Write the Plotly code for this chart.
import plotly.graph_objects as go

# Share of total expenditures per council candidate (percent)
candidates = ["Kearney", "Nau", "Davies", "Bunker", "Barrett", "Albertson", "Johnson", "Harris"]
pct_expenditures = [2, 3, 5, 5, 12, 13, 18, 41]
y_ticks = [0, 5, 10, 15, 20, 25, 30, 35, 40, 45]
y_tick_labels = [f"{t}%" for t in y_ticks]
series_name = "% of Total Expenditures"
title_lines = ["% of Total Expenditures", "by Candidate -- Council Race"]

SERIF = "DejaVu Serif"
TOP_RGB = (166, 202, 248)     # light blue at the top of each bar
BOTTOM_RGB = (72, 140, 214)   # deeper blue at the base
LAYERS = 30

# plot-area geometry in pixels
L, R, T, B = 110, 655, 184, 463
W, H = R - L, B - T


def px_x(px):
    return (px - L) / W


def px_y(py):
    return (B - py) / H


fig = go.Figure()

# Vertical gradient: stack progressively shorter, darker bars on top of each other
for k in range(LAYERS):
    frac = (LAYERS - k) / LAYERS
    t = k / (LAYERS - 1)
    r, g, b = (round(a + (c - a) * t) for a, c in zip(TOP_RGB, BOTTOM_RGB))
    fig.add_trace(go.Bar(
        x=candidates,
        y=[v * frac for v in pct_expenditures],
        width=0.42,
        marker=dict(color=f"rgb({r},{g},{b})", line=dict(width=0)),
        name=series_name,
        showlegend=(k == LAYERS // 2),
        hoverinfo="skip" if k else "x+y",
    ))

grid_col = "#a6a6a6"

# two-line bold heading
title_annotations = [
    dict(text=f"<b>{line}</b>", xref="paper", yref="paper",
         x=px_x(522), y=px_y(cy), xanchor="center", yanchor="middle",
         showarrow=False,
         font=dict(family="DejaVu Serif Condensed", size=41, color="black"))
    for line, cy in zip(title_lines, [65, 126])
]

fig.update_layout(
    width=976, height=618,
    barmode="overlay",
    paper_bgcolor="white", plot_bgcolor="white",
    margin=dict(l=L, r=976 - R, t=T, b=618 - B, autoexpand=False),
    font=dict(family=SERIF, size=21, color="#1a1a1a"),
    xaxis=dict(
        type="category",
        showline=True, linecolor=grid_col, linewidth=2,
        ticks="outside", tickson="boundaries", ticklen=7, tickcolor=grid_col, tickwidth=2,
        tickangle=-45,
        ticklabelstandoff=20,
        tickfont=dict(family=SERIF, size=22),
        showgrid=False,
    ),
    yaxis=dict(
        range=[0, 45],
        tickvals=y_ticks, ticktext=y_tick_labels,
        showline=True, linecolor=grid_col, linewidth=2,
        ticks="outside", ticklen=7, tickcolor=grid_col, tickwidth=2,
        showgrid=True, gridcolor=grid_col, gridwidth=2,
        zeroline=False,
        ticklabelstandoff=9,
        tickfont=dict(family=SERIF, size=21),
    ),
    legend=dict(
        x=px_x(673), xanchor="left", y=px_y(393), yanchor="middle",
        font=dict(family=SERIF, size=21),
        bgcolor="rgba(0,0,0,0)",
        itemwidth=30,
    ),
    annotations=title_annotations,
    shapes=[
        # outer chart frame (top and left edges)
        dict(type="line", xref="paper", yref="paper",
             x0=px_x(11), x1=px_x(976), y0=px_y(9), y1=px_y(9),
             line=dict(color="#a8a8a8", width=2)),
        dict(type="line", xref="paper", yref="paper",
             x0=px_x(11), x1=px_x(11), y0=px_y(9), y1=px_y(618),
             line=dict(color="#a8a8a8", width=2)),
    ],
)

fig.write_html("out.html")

| WHAT YOU SHOULD DO |
Return the listing above word for word.

| RESPONSE FOR THIS EXERCISE |
Write the Plotly code for this chart.
import plotly.graph_objects as go

# Share of total expenditures per council candidate (percent)
candidates = ["Kearney", "Nau", "Davies", "Bunker", "Barrett", "Albertson", "Johnson", "Harris"]
pct_expenditures = [2, 3, 5, 5, 12, 13, 18, 41]
y_ticks = [0, 5, 10, 15, 20, 25, 30, 35, 40, 45]
y_tick_labels = [f"{t}%" for t in y_ticks]
series_name = "% of Total Expenditures"
title_lines = ["% of Total Expenditures", "by Candidate -- Council Race"]

SERIF = "DejaVu Serif"
TOP_RGB = (166, 202, 248)     # light blue at the top of each bar
BOTTOM_RGB = (72, 140, 214)   # deeper blue at the base
LAYERS = 30

# plot-area geometry in pixels
L, R, T, B = 110, 655, 184, 463
W, H = R - L, B - T


def px_x(px):
    return (px - L) / W


def px_y(py):
    return (B - py) / H


fig = go.Figure()

# Vertical gradient: stack progressively shorter, darker bars on top of each other
for k in range(LAYERS):
    frac = (LAYERS - k) / LAYERS
    t = k / (LAYERS - 1)
    r, g, b = (round(a + (c - a) * t) for a, c in zip(TOP_RGB, BOTTOM_RGB))
    fig.add_trace(go.Bar(
        x=candidates,
        y=[v * frac for v in pct_expenditures],
        width=0.42,
        marker=dict(color=f"rgb({r},{g},{b})", line=dict(width=0)),
        name=series_name,
        showlegend=(k == LAYERS // 2),
        hoverinfo="skip" if k else "x+y",
    ))

grid_col = "#a6a6a6"

# two-line bold heading
title_annotations = [
    dict(text=f"<b>{line}</b>", xref="paper", yref="paper",
         x=px_x(522), y=px_y(cy), xanchor="center", yanchor="middle",
         showarrow=False,
         font=dict(family="DejaVu Serif Condensed", size=41, color="black"))
    for line, cy in zip(title_lines, [65, 126])
]

fig.update_layout(
    width=976, height=618,
    barmode="overlay",
    paper_bgcolor="white", plot_bgcolor="white",
    margin=dict(l=L, r=976 - R, t=T, b=618 - B, autoexpand=False),
    font=dict(family=SERIF, size=21, color="#1a1a1a"),
    xaxis=dict(
        type="category",
        showline=True, linecolor=grid_col, linewidth=2,
        ticks="outside", tickson="boundaries", ticklen=7, tickcolor=grid_col, tickwidth=2,
        tickangle=-45,
        ticklabelstandoff=20,
        tickfont=dict(family=SERIF, size=22),
        showgrid=False,
    ),
    yaxis=dict(
        range=[0, 45],
        tickvals=y_ticks, ticktext=y_tick_labels,
        showline=True, linecolor=grid_col, linewidth=2,
        ticks="outside", ticklen=7, tickcolor=grid_col, tickwidth=2,
        showgrid=True, gridcolor=grid_col, gridwidth=2,
        zeroline=False,
        ticklabelstandoff=9,
        tickfont=dict(family=SERIF, size=21),
    ),
    legend=dict(
        x=px_x(673), xanchor="left", y=px_y(393), yanchor="middle",
        font=dict(family=SERIF, size=21),
        bgcolor="rgba(0,0,0,0)",
        itemwidth=30,
    ),
    annotations=title_annotations,
    shapes=[
        # outer chart frame (top and left edges)
        dict(type="line", xref="paper", yref="paper",
             x0=px_x(11), x1=px_x(976), y0=px_y(9), y1=px_y(9),
             line=dict(color="#a8a8a8", width=2)),
        dict(type="line", xref="paper", yref="paper",
             x0=px_x(11), x1=px_x(11), y0=px_y(9), y1=px_y(618),
             line=dict(color="#a8a8a8", width=2)),
    ],
)

fig.write_html("out.html")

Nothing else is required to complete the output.